Tampoco debemos soslayar que el ejercicio parlamentario o en los gabinetes ministeriales les da a sus integrantes otras importantes prebendas, como la contratación de asesores y otros dependientes, transporte y automóviles fiscales y hasta beneficios previsionales. Todo lo cual les opone mayor distancia a su condición de privilegio respecto de la población nacional. Huelga decir que estos cargos, para colmo, les hace propicias muchas oportunidades de negocios e, incluso, la recepción de coimas o sobornos como los que se han descubierto recientemente.
Si se trata de una actividad de “servicio público”, como se asegura, la titularidad en estas funciones debiera estar limitada a uno o dos períodos, de forma de evitar la existencia de políticos profesionales y garantizar la renovación etárea de sus miembros. No habla bien de nuestro sistema institucional que los dos últimos jefes de estado se hayan “repetido el plato”, como se acusa vulgarmente, así como que haya senadores, por ejemplo, que ya llevan en sus cargos más años de los que completó el propio Pinochet como dictador. No está demás insistir que también nuestra institucionalidad debiera exigir mayor paridad de género en los cargos de representación popular, una correlación todavía desequilibrada en todos los poderes del Estado y la administración Pública.
Parece razonable que desde el Congreso Nacional haya quienes estén dispuestos a rebajar sus emolumentos siempre que el Gobierno, los ministerios y los tribunales de justicia hagan lo propio, y se imponga finalmente una escala de sueldos que considere equiparar los rangos y las responsabilidades de unos y otros. Todos los sueldos del Estado, asimismo, deben tener pisos y techos que tengan mayor equidad con lo que percibe la mayoría de los chilenos empleados. Es obvio que hay países muy ricos de la Tierra que manifiestan mucho más equidad entre los que obtienen sus ejecutivos y gobernantes en relación a lo que perciben los trabajadores y sus familias.
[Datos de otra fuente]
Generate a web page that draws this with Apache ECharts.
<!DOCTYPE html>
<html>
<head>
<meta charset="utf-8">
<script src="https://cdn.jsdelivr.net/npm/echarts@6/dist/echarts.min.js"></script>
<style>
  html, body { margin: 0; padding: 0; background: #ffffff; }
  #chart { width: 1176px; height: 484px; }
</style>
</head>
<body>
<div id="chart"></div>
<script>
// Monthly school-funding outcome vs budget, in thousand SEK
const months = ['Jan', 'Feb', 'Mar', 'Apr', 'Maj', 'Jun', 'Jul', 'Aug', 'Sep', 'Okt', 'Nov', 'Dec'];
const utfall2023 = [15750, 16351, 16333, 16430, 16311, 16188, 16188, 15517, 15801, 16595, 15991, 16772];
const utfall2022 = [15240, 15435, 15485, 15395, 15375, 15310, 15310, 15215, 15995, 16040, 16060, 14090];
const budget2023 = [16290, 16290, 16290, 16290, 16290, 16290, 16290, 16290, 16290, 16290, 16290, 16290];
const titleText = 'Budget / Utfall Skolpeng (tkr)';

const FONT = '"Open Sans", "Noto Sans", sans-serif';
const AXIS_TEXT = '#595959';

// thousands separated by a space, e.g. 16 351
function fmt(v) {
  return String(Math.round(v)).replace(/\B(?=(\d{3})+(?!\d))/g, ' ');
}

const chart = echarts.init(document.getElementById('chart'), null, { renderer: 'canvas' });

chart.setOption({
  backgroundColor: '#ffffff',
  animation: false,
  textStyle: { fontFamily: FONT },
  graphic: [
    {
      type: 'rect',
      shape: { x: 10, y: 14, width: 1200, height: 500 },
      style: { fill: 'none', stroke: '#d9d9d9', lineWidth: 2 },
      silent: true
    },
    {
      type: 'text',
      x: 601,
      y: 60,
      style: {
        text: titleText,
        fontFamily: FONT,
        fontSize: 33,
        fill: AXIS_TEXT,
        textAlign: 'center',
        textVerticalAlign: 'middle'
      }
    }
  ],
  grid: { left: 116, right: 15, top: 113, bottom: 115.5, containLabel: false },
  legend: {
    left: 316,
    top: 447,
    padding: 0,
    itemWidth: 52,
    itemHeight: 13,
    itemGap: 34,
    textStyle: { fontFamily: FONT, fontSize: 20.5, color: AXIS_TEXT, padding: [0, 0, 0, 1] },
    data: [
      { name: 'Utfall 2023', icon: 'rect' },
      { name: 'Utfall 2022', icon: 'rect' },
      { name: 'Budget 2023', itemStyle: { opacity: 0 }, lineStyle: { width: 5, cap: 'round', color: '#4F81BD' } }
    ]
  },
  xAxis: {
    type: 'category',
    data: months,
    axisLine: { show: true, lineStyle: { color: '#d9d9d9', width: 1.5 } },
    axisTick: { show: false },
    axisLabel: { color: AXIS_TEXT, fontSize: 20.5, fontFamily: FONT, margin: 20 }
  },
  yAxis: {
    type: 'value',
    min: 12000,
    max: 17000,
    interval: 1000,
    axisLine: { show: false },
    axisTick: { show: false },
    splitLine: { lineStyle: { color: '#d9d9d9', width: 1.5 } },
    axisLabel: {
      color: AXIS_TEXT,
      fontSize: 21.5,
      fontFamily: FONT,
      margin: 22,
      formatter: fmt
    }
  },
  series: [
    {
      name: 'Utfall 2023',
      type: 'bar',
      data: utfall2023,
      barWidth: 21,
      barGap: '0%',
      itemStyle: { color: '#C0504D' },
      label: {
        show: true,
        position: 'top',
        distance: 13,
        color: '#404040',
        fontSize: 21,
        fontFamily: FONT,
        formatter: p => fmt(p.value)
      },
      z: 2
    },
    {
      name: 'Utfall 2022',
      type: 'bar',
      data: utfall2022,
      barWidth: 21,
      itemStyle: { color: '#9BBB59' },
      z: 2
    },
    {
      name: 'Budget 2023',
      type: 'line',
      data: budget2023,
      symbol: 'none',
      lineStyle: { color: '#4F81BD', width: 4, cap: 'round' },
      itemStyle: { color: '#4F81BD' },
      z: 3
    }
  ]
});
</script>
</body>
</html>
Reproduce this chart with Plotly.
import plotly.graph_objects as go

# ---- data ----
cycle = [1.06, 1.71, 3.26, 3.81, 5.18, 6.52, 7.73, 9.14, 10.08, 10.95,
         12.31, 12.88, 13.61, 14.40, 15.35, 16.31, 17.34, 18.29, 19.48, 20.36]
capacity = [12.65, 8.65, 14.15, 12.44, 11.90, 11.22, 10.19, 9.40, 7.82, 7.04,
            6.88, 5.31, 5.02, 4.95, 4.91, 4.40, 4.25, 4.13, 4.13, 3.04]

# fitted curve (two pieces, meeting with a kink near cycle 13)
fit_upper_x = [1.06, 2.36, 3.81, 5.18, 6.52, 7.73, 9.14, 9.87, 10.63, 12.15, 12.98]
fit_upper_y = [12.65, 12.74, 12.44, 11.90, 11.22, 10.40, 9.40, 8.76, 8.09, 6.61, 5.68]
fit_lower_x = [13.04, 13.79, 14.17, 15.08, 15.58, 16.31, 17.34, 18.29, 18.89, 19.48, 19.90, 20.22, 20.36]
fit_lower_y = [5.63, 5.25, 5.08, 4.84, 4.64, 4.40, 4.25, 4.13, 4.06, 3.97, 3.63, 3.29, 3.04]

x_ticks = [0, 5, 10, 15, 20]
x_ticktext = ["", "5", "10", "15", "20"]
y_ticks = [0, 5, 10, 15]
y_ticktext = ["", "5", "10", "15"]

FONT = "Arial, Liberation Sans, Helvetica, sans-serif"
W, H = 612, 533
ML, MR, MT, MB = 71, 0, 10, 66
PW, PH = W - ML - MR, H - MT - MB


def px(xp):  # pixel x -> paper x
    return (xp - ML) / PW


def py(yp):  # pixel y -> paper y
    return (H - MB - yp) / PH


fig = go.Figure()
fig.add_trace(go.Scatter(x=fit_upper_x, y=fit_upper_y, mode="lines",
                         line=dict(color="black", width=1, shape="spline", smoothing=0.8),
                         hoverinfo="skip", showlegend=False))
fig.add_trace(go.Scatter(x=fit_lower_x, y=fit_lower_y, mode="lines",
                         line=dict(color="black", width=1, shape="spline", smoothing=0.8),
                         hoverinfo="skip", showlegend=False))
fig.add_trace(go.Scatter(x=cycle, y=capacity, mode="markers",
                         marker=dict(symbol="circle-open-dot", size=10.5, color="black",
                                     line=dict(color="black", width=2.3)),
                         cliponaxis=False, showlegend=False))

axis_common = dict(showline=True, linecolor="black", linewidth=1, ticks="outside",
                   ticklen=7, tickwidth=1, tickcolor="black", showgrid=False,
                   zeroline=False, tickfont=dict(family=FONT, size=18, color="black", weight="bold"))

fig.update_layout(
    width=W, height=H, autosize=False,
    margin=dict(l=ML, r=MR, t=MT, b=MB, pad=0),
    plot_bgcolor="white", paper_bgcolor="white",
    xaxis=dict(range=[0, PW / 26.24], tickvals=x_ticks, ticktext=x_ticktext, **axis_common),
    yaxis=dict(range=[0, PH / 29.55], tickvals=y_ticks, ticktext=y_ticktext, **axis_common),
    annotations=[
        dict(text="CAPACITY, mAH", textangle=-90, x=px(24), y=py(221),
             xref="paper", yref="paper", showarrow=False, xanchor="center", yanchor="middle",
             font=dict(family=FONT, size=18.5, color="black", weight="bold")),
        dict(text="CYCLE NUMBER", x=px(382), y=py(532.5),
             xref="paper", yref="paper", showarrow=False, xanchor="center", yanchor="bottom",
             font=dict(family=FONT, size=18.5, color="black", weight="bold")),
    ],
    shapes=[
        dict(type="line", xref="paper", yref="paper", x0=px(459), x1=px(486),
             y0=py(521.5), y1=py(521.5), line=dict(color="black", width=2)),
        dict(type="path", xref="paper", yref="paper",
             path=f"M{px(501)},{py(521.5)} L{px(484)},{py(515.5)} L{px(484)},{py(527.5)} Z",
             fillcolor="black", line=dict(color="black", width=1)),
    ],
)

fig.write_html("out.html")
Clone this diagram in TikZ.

Es reconfortante que las bancadas parlamentarias más jóvenes sean las que están promoviendo con más ahínco esta reforma, aunque debemos advertir que esta propuesta ya ha cumplido más de cuatro años sin resultados, y mucho nos temamos que una forma de evadir la iniciativa sea otra vez para una próxima legislatura.
Sería mucho mejor, además, que los onerosos recursos que el Estado ahorraría en caso de implementar una rebaja en las remuneraciones abusivas, la restricción en el número de cargos y la posibilidad de limitar a solo una cámara la función legislativa sería todavía más atractiva si la Ley le diera un destino social determinado a estos recursos. Que se destinaran a financiar las principales carencias sociales de la población en materia de salud, educación y otros rubros.
Desde luego que sería muy propicio, además, que se definiera una escala de remuneraciones en las universidades y establecimientos escolares públicos, cuando sabemos de la existencia de verdaderas asimetrías entre los distintos planteles y funciones equivalentes. Además de la existencia de sobresueldos irritantes que benefician, por lo general, a las facultades más ricas, sin que los organismos controladores del estado hayan intervenido para aclarar lo que es un secreto a voces.
Una reforma, por lo demás, que podría estimular ponerle límites, también, al gasto militar y a los privilegios de los uniformados. Con lo que la recaudación de recursos malgastados podría ser realmente magnífica. Mucho mejor que la más óptima reforma tributaria.